=== Source data ===
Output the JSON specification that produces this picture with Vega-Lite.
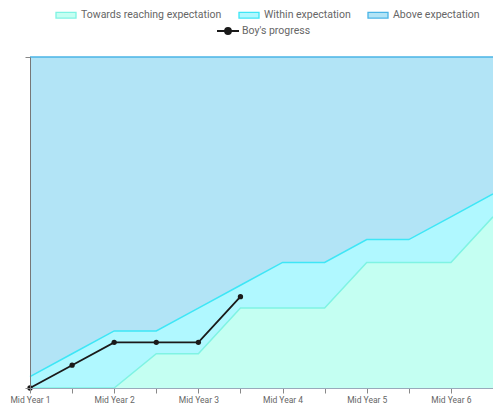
{
  "$schema": "https://vega.github.io/schema/vega-lite/v6.json",
  "autosize": {"type": "none"},
  "width": 463,
  "height": 331,
  "padding": {"left": 30, "top": 57, "right": 0, "bottom": 16},
  "background": "white",
  "config": {
    "view": {"stroke": null},
    "font": "Roboto",
    "axis": {"grid": false, "domainColor": "#888", "tickColor": "#888", "labelColor": "#666", "labelFont": "Roboto"},
    "legend": {"labelFont": "Roboto", "labelColor": "#666", "labelFontSize": 10.5}
  },
  "data": {
    "values": [
      {"x": 1, "series": "Above expectation", "y": 29},
      {"x": 1.5, "series": "Above expectation", "y": 29},
      {"x": 2, "series": "Above expectation", "y": 29},
      {"x": 2.5, "series": "Above expectation", "y": 29},
      {"x": 3, "series": "Above expectation", "y": 29},
      {"x": 3.5, "series": "Above expectation", "y": 29},
      {"x": 4, "series": "Above expectation", "y": 29},
      {"x": 4.5, "series": "Above expectation", "y": 29},
      {"x": 5, "series": "Above expectation", "y": 29},
      {"x": 5.5, "series": "Above expectation", "y": 29},
      {"x": 6, "series": "Above expectation", "y": 29},
      {"x": 6.5, "series": "Above expectation", "y": 29},
      {"x": 1, "series": "Within expectation", "y": 1},
      {"x": 1.5, "series": "Within expectation", "y": 3},
      {"x": 2, "series": "Within expectation", "y": 5},
      {"x": 2.5, "series": "Within expectation", "y": 5},
      {"x": 3, "series": "Within expectation", "y": 7},
      {"x": 3.5, "series": "Within expectation", "y": 9},
      {"x": 4, "series": "Within expectation", "y": 11},
      {"x": 4.5, "series": "Within expectation", "y": 11},
      {"x": 5, "series": "Within expectation", "y": 13},
      {"x": 5.5, "series": "Within expectation", "y": 13},
      {"x": 6, "series": "Within expectation", "y": 15},
      {"x": 6.5, "series": "Within expectation", "y": 17},
      {"x": 1, "series": "Towards reaching expectation", "y": 0},
      {"x": 1.5, "series": "Towards reaching expectation", "y": 0},
      {"x": 2, "series": "Towards reaching expectation", "y": 0},
      {"x": 2.5, "series": "Towards reaching expectation", "y": 3},
      {"x": 3, "series": "Towards reaching expectation", "y": 3},
      {"x": 3.5, "series": "Towards reaching expectation", "y": 7},
      {"x": 4, "series": "Towards reaching expectation", "y": 7},
      {"x": 4.5, "series": "Towards reaching expectation", "y": 7},
      {"x": 5, "series": "Towards reaching expectation", "y": 11},
      {"x": 5.5, "series": "Towards reaching expectation", "y": 11},
      {"x": 6, "series": "Towards reaching expectation", "y": 11},
      {"x": 6.5, "series": "Towards reaching expectation", "y": 15},
      {"x": 1, "series": "Boy's progress", "y": 0},
      {"x": 1.5, "series": "Boy's progress", "y": 2},
      {"x": 2, "series": "Boy's progress", "y": 4},
      {"x": 2.5, "series": "Boy's progress", "y": 4},
      {"x": 3, "series": "Boy's progress", "y": 4},
      {"x": 3.5, "series": "Boy's progress", "y": 8}
    ]
  },
  "encoding": {
    "x": {
      "field": "x", "type": "quantitative",
      "scale": {"domain": [1, 6.5], "nice": false, "zero": false},
      "axis": {
        "title": null, "zindex": 1,
        "values": [1, 1.5, 2, 2.5, 3, 3.5, 4, 4.5, 5, 5.5, 6, 6.5],
        "labelExpr": "datum.value % 1 == 0 ? 'Mid Year ' + datum.value : ''",
        "labelFontSize": 8.5, "tickSize": 5, "labelPadding": 2, "labelFlush": false, "labelOverlap": false,
        "domainColor": "#9ab"
      }
    },
    "y": {
      "field": "y", "type": "quantitative", "stack": null,
      "scale": {"domain": [0, 29], "nice": false},
      "axis": {"title": null, "zindex": 1, "values": [0, 29], "labels": false, "tickSize": 5, "domainColor": "#777"}
    }
  },
  "layer": [
    {
      "transform": [{"filter": "datum.series == 'Above expectation'"}],
      "mark": {"type": "area", "fillOpacity": 1},
      "encoding": {
        "fill": {
          "field": "series", "type": "nominal",
          "scale": {"domain": ["Towards reaching expectation", "Within expectation", "Above expectation"], "range": ["#c4fff2", "#b0f8ff", "#b2e4f6"]},
          "legend": {
            "title": null, "orient": "none", "direction": "horizontal", "legendX": 25, "legendY": -53,
            "symbolType": "M-1,-0.28H1V0.28H-1Z", "symbolSize": 400, "symbolStrokeWidth": 1.3,
            "columnPadding": 14, "labelOffset": 4,
            "encode": {"symbols": {"update": {"stroke": {"signal": "datum.value == 'Above expectation' ? '#4ab4e6' : datum.value == 'Within expectation' ? '#3ee6f6' : '#7ff3e3'"}}}}
          }
        }
      }
    },
    {
      "transform": [{"filter": "datum.series == 'Within expectation'"}],
      "mark": {"type": "area", "fillOpacity": 1},
      "encoding": {"fill": {"field": "series", "type": "nominal"}}
    },
    {
      "transform": [{"filter": "datum.series == 'Towards reaching expectation'"}],
      "mark": {"type": "area", "fillOpacity": 1},
      "encoding": {"fill": {"field": "series", "type": "nominal"}}
    },
    {
      "transform": [{"filter": "datum.series == 'Above expectation'"}],
      "mark": {"type": "line", "stroke": "#4ab4e6", "strokeWidth": 1.5},
      "encoding": {}
    },
    {
      "transform": [{"filter": "datum.series == 'Within expectation'"}],
      "mark": {"type": "line", "stroke": "#3ee6f6", "strokeWidth": 1.5},
      "encoding": {}
    },
    {
      "transform": [{"filter": "datum.series == 'Towards reaching expectation'"}],
      "mark": {"type": "line", "stroke": "#7ff3e3", "strokeWidth": 1.5},
      "encoding": {}
    },
    {
      "transform": [{"filter": "datum.series == \"Boy's progress\""}],
      "mark": {"type": "line", "strokeWidth": 1.8, "point": {"filled": true, "size": 28, "opacity": 1}},
      "encoding": {
        "color": {
          "field": "series", "type": "nominal",
          "scale": {"domain": ["Boy's progress"], "range": ["#1a1a1a"]},
          "legend": {
            "title": null, "orient": "none", "legendX": 187, "legendY": -37,
            "symbolType": "M-1.1,0H1.1M-0.3,0A0.3,0.3 0 1,1 0.3,0A0.3,0.3 0 1,1 -0.3,0Z",
            "symbolSize": 400, "symbolFillColor": "#1a1a1a", "symbolStrokeColor": "#1a1a1a", "symbolStrokeWidth": 1.8, "labelOffset": 3
          }
        }
      }
    }
  ]
}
===
- [Exercise description]:
Please write out all the data again word for word, but not the pictures.

- [The output]:
Output the JSON specification that produces this picture with Vega-Lite.
{
  "$schema": "https://vega.github.io/schema/vega-lite/v6.json",
  "autosize": {"type": "none"},
  "width": 463,
  "height": 331,
  "padding": {"left": 30, "top": 57, "right": 0, "bottom": 16},
  "background": "white",
  "config": {
    "view": {"stroke": null},
    "font": "Roboto",
    "axis": {"grid": false, "domainColor": "#888", "tickColor": "#888", "labelColor": "#666", "labelFont": "Roboto"},
    "legend": {"labelFont": "Roboto", "labelColor": "#666", "labelFontSize": 10.5}
  },
  "data": {
    "values": [
      {"x": 1, "series": "Above expectation", "y": 29},
      {"x": 1.5, "series": "Above expectation", "y": 29},
      {"x": 2, "series": "Above expectation", "y": 29},
      {"x": 2.5, "series": "Above expectation", "y": 29},
      {"x": 3, "series": "Above expectation", "y": 29},
      {"x": 3.5, "series": "Above expectation", "y": 29},
      {"x": 4, "series": "Above expectation", "y": 29},
      {"x": 4.5, "series": "Above expectation", "y": 29},
      {"x": 5, "series": "Above expectation", "y": 29},
      {"x": 5.5, "series": "Above expectation", "y": 29},
      {"x": 6, "series": "Above expectation", "y": 29},
      {"x": 6.5, "series": "Above expectation", "y": 29},
      {"x": 1, "series": "Within expectation", "y": 1},
      {"x": 1.5, "series": "Within expectation", "y": 3},
      {"x": 2, "series": "Within expectation", "y": 5},
      {"x": 2.5, "series": "Within expectation", "y": 5},
      {"x": 3, "series": "Within expectation", "y": 7},
      {"x": 3.5, "series": "Within expectation", "y": 9},
      {"x": 4, "series": "Within expectation", "y": 11},
      {"x": 4.5, "series": "Within expectation", "y": 11},
      {"x": 5, "series": "Within expectation", "y": 13},
      {"x": 5.5, "series": "Within expectation", "y": 13},
      {"x": 6, "series": "Within expectation", "y": 15},
      {"x": 6.5, "series": "Within expectation", "y": 17},
      {"x": 1, "series": "Towards reaching expectation", "y": 0},
      {"x": 1.5, "series": "Towards reaching expectation", "y": 0},
      {"x": 2, "series": "Towards reaching expectation", "y": 0},
      {"x": 2.5, "series": "Towards reaching expectation", "y": 3},
      {"x": 3, "series": "Towards reaching expectation", "y": 3},
      {"x": 3.5, "series": "Towards reaching expectation", "y": 7},
      {"x": 4, "series": "Towards reaching expectation", "y": 7},
      {"x": 4.5, "series": "Towards reaching expectation", "y": 7},
      {"x": 5, "series": "Towards reaching expectation", "y": 11},
      {"x": 5.5, "series": "Towards reaching expectation", "y": 11},
      {"x": 6, "series": "Towards reaching expectation", "y": 11},
      {"x": 6.5, "series": "Towards reaching expectation", "y": 15},
      {"x": 1, "series": "Boy's progress", "y": 0},
      {"x": 1.5, "series": "Boy's progress", "y": 2},
      {"x": 2, "series": "Boy's progress", "y": 4},
      {"x": 2.5, "series": "Boy's progress", "y": 4},
      {"x": 3, "series": "Boy's progress", "y": 4},
      {"x": 3.5, "series": "Boy's progress", "y": 8}
    ]
  },
  "encoding": {
    "x": {
      "field": "x", "type": "quantitative",
      "scale": {"domain": [1, 6.5], "nice": false, "zero": false},
      "axis": {
        "title": null, "zindex": 1,
        "values": [1, 1.5, 2, 2.5, 3, 3.5, 4, 4.5, 5, 5.5, 6, 6.5],
        "labelExpr": "datum.value % 1 == 0 ? 'Mid Year ' + datum.value : ''",
        "labelFontSize": 8.5, "tickSize": 5, "labelPadding": 2, "labelFlush": false, "labelOverlap": false,
        "domainColor": "#9ab"
      }
    },
    "y": {
      "field": "y", "type": "quantitative", "stack": null,
      "scale": {"domain": [0, 29], "nice": false},
      "axis": {"title": null, "zindex": 1, "values": [0, 29], "labels": false, "tickSize": 5, "domainColor": "#777"}
    }
  },
  "layer": [
    {
      "transform": [{"filter": "datum.series == 'Above expectation'"}],
      "mark": {"type": "area", "fillOpacity": 1},
      "encoding": {
        "fill": {
          "field": "series", "type": "nominal",
          "scale": {"domain": ["Towards reaching expectation", "Within expectation", "Above expectation"], "range": ["#c4fff2", "#b0f8ff", "#b2e4f6"]},
          "legend": {
            "title": null, "orient": "none", "direction": "horizontal", "legendX": 25, "legendY": -53,
            "symbolType": "M-1,-0.28H1V0.28H-1Z", "symbolSize": 400, "symbolStrokeWidth": 1.3,
            "columnPadding": 14, "labelOffset": 4,
            "encode": {"symbols": {"update": {"stroke": {"signal": "datum.value == 'Above expectation' ? '#4ab4e6' : datum.value == 'Within expectation' ? '#3ee6f6' : '#7ff3e3'"}}}}
          }
        }
      }
    },
    {
      "transform": [{"filter": "datum.series == 'Within expectation'"}],
      "mark": {"type": "area", "fillOpacity": 1},
      "encoding": {"fill": {"field": "series", "type": "nominal"}}
    },
    {
      "transform": [{"filter": "datum.series == 'Towards reaching expectation'"}],
      "mark": {"type": "area", "fillOpacity": 1},
      "encoding": {"fill": {"field": "series", "type": "nominal"}}
    },
    {
      "transform": [{"filter": "datum.series == 'Above expectation'"}],
      "mark": {"type": "line", "stroke": "#4ab4e6", "strokeWidth": 1.5},
      "encoding": {}
    },
    {
      "transform": [{"filter": "datum.series == 'Within expectation'"}],
      "mark": {"type": "line", "stroke": "#3ee6f6", "strokeWidth": 1.5},
      "encoding": {}
    },
    {
      "transform": [{"filter": "datum.series == 'Towards reaching expectation'"}],
      "mark": {"type": "line", "stroke": "#7ff3e3", "strokeWidth": 1.5},
      "encoding": {}
    },
    {
      "transform": [{"filter": "datum.series == \"Boy's progress\""}],
      "mark": {"type": "line", "strokeWidth": 1.8, "point": {"filled": true, "size": 28, "opacity": 1}},
      "encoding": {
        "color": {
          "field": "series", "type": "nominal",
          "scale": {"domain": ["Boy's progress"], "range": ["#1a1a1a"]},
          "legend": {
            "title": null, "orient": "none", "legendX": 187, "legendY": -37,
            "symbolType": "M-1.1,0H1.1M-0.3,0A0.3,0.3 0 1,1 0.3,0A0.3,0.3 0 1,1 -0.3,0Z",
            "symbolSize": 400, "symbolFillColor": "#1a1a1a", "symbolStrokeColor": "#1a1a1a", "symbolStrokeWidth": 1.8, "labelOffset": 3
          }
        }
      }
    }
  ]
}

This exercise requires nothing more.